During the program, workers called attention to the continuing need for increased safety protections and workplace rights, as well as the importance of proper training standards.
A report released by the AFL-CIO in April found that, at the Occupational Safety and Health Administration, the number of job safety inspectors is at its lowest level since the 1970s. In 2017, nearly 3.5 million workers across all industries had work-related injuries and illnesses that were reported by employers. Due to limitations in the reporting system and widespread under-reporting, the true toll is estimated to be two to three times greater – or 7 million to 10.5 million injuries and illnesses a year.
At the event, Brendan Sexton, Executive Director of the Independent Drivers Guild, which represents and advocates for more than 70,000 app-based drivers in New York City, remembered the driver who was killed on the job nearby.
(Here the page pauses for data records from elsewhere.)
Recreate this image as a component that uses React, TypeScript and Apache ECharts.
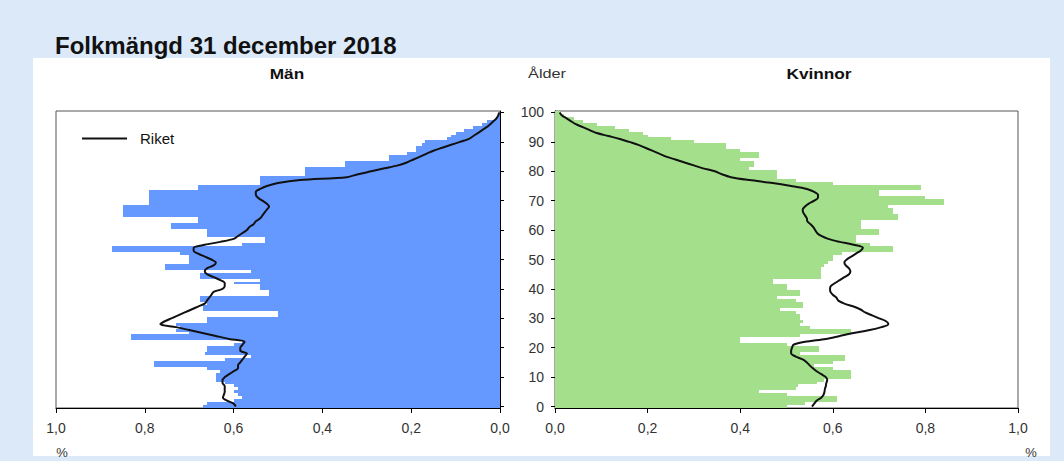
import { useEffect, useRef } from "react";
import * as echarts from "echarts";

const ages: string[] = Array.from({ length: 101 }, (_, i) => String(i));

const menBars = [
  0.67, 0.66, 0.60, 0.58, 0.59, 0.60, 0.59, 0.60, 0.62, 0.64,
  0.64, 0.64, 0.63, 0.66, 0.78, 0.78, 0.62, 0.56, 0.665, 0.66,
  0.66, 0.60, 0.58, 0.83, 0.83, 0.70, 0.73, 0.72, 0.73, 0.66,
  0.66, 0.50, 0.50, 0.67, 0.67, 0.66, 0.675, 0.675, 0.52, 0.52,
  0.54, 0.54, 0.60, 0.54, 0.675, 0.675, 0.56, 0.755, 0.755, 0.70,
  0.70, 0.70, 0.72, 0.875, 0.875, 0.58, 0.53, 0.53, 0.66, 0.66,
  0.66, 0.74, 0.74, 0.68, 0.68, 0.85, 0.85, 0.85, 0.85, 0.79,
  0.79, 0.79, 0.79, 0.79, 0.68, 0.68, 0.54, 0.54, 0.54, 0.44,
  0.44, 0.44, 0.35, 0.35, 0.25, 0.25, 0.21, 0.19, 0.19, 0.175,
  0.17, 0.12, 0.11, 0.10, 0.08, 0.06, 0.04, 0.03, 0.01, 0.005,
  0.0,
];

const womenBars = [
  0.50, 0.54, 0.61, 0.61, 0.50, 0.44, 0.52, 0.525, 0.565, 0.58,
  0.64, 0.64, 0.64, 0.60, 0.56, 0.60, 0.627, 0.627, 0.53, 0.57,
  0.57, 0.50, 0.40, 0.40, 0.53, 0.64, 0.64, 0.55, 0.53, 0.535,
  0.53, 0.53, 0.52, 0.485, 0.535, 0.535, 0.52, 0.48, 0.53, 0.53,
  0.50, 0.50, 0.47, 0.47, 0.575, 0.575, 0.575, 0.575, 0.58, 0.59,
  0.60, 0.60, 0.62, 0.73, 0.73, 0.68, 0.65, 0.65, 0.65, 0.70,
  0.70, 0.66, 0.66, 0.66, 0.74, 0.74, 0.73, 0.73, 0.72, 0.84,
  0.84, 0.80, 0.70, 0.70, 0.79, 0.79, 0.60, 0.52, 0.48, 0.48,
  0.48, 0.42, 0.43, 0.43, 0.40, 0.44, 0.44, 0.40, 0.37, 0.37,
  0.30, 0.25, 0.20, 0.19, 0.16, 0.13, 0.09, 0.06, 0.04, 0.02,
  0.01,
];

const menRiket = [
  0.595, 0.60, 0.615, 0.624, 0.622, 0.62, 0.62, 0.62, 0.625, 0.625,
  0.62, 0.61, 0.60, 0.59, 0.59, 0.585, 0.58, 0.575, 0.57, 0.585,
  0.585, 0.58, 0.575, 0.61, 0.64, 0.67, 0.70, 0.73, 0.765, 0.755,
  0.74, 0.725, 0.71, 0.695, 0.68, 0.665, 0.66, 0.655, 0.65, 0.645,
  0.625, 0.62, 0.62, 0.63, 0.645, 0.66, 0.665, 0.66, 0.645, 0.64,
  0.65, 0.665, 0.68, 0.69, 0.69, 0.665, 0.63, 0.60, 0.59, 0.58,
  0.57, 0.565, 0.555, 0.55, 0.54, 0.535, 0.53, 0.525, 0.52, 0.525,
  0.535, 0.545, 0.55, 0.55, 0.54, 0.525, 0.50, 0.45, 0.345, 0.32,
  0.29, 0.26, 0.23, 0.21, 0.195, 0.18, 0.165, 0.15, 0.13, 0.11,
  0.09, 0.07, 0.06, 0.05, 0.04, 0.03, 0.022, 0.015, 0.008, 0.004,
  0.002,
];

const womenRiket = [
  0.555, 0.56, 0.565, 0.575, 0.58, 0.582, 0.583, 0.585, 0.586, 0.588,
  0.585, 0.575, 0.565, 0.557, 0.55, 0.544, 0.535, 0.52, 0.51, 0.51,
  0.512, 0.515, 0.54, 0.585, 0.615, 0.645, 0.68, 0.705, 0.72, 0.715,
  0.70, 0.685, 0.67, 0.66, 0.645, 0.625, 0.612, 0.608, 0.60, 0.595,
  0.594, 0.596, 0.605, 0.615, 0.625, 0.635, 0.638, 0.635, 0.628, 0.625,
  0.63, 0.64, 0.65, 0.66, 0.665, 0.645, 0.615, 0.59, 0.575, 0.566,
  0.562, 0.558, 0.552, 0.545, 0.544, 0.54, 0.536, 0.535, 0.54, 0.548,
  0.56, 0.568, 0.568, 0.56, 0.544, 0.51, 0.47, 0.42, 0.38, 0.36,
  0.345, 0.32, 0.30, 0.28, 0.26, 0.24, 0.225, 0.21, 0.195, 0.18,
  0.16, 0.14, 0.115, 0.09, 0.075, 0.06, 0.045, 0.035, 0.025, 0.015,
  0.01,
];

const fmt = (v: number) => v.toFixed(1).replace(".", ",");
const FONT = "Liberation Sans";
const MEN_COLOR = "#6699ff";
const WOMEN_COLOR = "#a4e08c";

export default function App() {
  const ref = useRef<HTMLDivElement>(null);

  useEffect(() => {
    if (!ref.current) return;
    const chart = echarts.init(ref.current, null, { renderer: "svg" });

    const xAxisBase = {
      type: "value" as const,
      min: 0,
      max: 1,
      interval: 0.2,
      axisLine: { show: true, lineStyle: { color: "#000", width: 1 } },
      axisTick: { show: true, length: 5, lineStyle: { color: "#000" } },
      axisLabel: { formatter: fmt, fontSize: 14, color: "#333", margin: 13, fontFamily: FONT },
      splitLine: { show: false },
    };

    const everyTen = (idx: number) => idx % 10 === 0;

    chart.setOption({
      animation: false,
      textStyle: { fontFamily: FONT },
      title: {
        text: "Folkmängd 31 december 2018",
        left: 50,
        top: 28,
        textStyle: { fontSize: 24, fontWeight: "bold", color: "#111", fontFamily: FONT },
      },
      legend: {
        data: ["Riket"],
        left: 82,
        top: 131,
        padding: 0,
        icon: "rect",
        itemWidth: 45,
        itemHeight: 2,
        textStyle: { fontSize: 15, color: "#111", padding: [0, 0, 0, 8] },
      },
      graphic: [
        { type: "rect", z: -10, shape: { x: 33, y: 58, width: 1017, height: 398 }, style: { fill: "#ffffff" } },
        { type: "text", x: 287, y: 73, scaleX: 1.15, style: { text: "Män", fontSize: 15, fontWeight: "bold", fill: "#111", textAlign: "center", textVerticalAlign: "middle", fontFamily: FONT } },
        { type: "text", x: 547, y: 74, scaleX: 1.25, style: { text: "Ålder", fontSize: 13, fill: "#333", textAlign: "center", textVerticalAlign: "middle", fontFamily: FONT } },
        { type: "text", x: 819, y: 73, scaleX: 1.15, style: { text: "Kvinnor", fontSize: 15, fontWeight: "bold", fill: "#111", textAlign: "center", textVerticalAlign: "middle", fontFamily: FONT } },
        { type: "text", x: 62, y: 452, style: { text: "%", fontSize: 13, fill: "#333", textAlign: "center", textVerticalAlign: "middle", fontFamily: FONT } },
        { type: "text", x: 1031, y: 452, style: { text: "%", fontSize: 13, fill: "#333", textAlign: "center", textVerticalAlign: "middle", fontFamily: FONT } },
      ],
      grid: [
        { left: 56, right: 564, top: 111, bottom: 53, show: true, borderColor: "#555", borderWidth: 1, backgroundColor: "transparent" },
        { left: 555, right: 46, top: 111, bottom: 53, show: true, borderColor: "#555", borderWidth: 1, backgroundColor: "transparent" },
      ],
      xAxis: [
        { ...xAxisBase, gridIndex: 0, inverse: true },
        { ...xAxisBase, gridIndex: 1 },
      ],
      yAxis: [
        {
          type: "category",
          gridIndex: 0,
          data: ages,
          position: "right",
          axisLine: { show: true, lineStyle: { color: "#000" } },
          axisTick: { show: true, interval: everyTen, alignWithLabel: true, length: 4, lineStyle: { color: "#000" } },
          axisLabel: { show: false, interval: everyTen },
          splitLine: { show: false },
        },
        {
          type: "category",
          gridIndex: 1,
          data: ages,
          position: "left",
          axisLine: { show: true, lineStyle: { color: "#000" } },
          axisTick: { show: true, interval: everyTen, alignWithLabel: true, length: 4, lineStyle: { color: "#000" } },
          axisLabel: { show: true, interval: everyTen, fontSize: 14, color: "#333", margin: 11, fontFamily: FONT },
          splitLine: { show: false },
        },
      ],
      series: [
        {
          name: "Män",
          type: "bar",
          xAxisIndex: 0,
          yAxisIndex: 0,
          data: menBars,
          barCategoryGap: "0%",
          itemStyle: { color: MEN_COLOR },
        },
        {
          name: "Kvinnor",
          type: "bar",
          xAxisIndex: 1,
          yAxisIndex: 1,
          data: womenBars,
          barCategoryGap: "0%",
          itemStyle: { color: WOMEN_COLOR },
        },
        {
          name: "Riket",
          type: "line",
          xAxisIndex: 0,
          yAxisIndex: 0,
          data: menRiket,
          symbol: "none",
          showSymbol: false,
          smooth: 0.3,
          color: "#111",
          lineStyle: { color: "#111", width: 2 },
          z: 5,
        },
        {
          name: "Riket",
          type: "line",
          xAxisIndex: 1,
          yAxisIndex: 1,
          data: womenRiket,
          symbol: "none",
          showSymbol: false,
          smooth: 0.3,
          color: "#111",
          lineStyle: { color: "#111", width: 2 },
          z: 5,
        },
      ],
    });

    return () => chart.dispose();
  }, []);

  const css = `path[fill="${MEN_COLOR}"], path[fill="${WOMEN_COLOR}"], path[fill="rgb(102,153,255)"], path[fill="rgb(164,224,140)"] { shape-rendering: crispEdges; }`;

  return (
    <div style={{ position: "absolute", left: 0, top: 0, width: 1064, height: 461, background: "#dce9f9" }}>
      <style>{css}</style>
      <div ref={ref} style={{ width: 1064, height: 461 }} />
    </div>
  );
}
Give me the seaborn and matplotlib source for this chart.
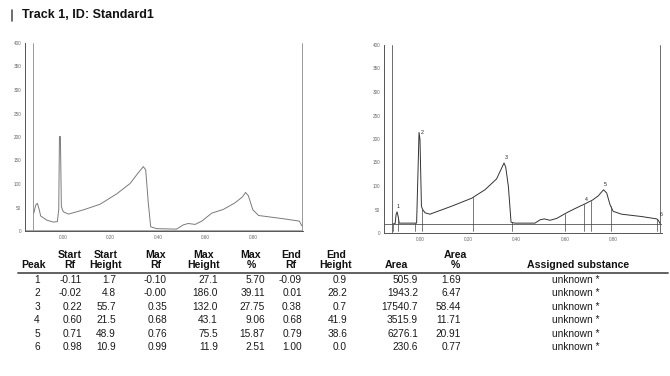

“Bing Wan was a hardworking driver and beloved father struck down before his time. We have mourned the loss of too many for-hire vehicle drivers in the last two years,” said Sexton. “Whether struck by reckless drivers, like Wan, stabbed to death like Ganiou Gandonou, or by taking their own lives under the financial strain of this industry, like Drivers Guild members Doug Schifter, Fausto Luna, and Lu Wu. In their memories, we will continue fighting to improve safety and working conditions and support the health and wellness of for-hire vehicle drivers and all workers who serve our city.”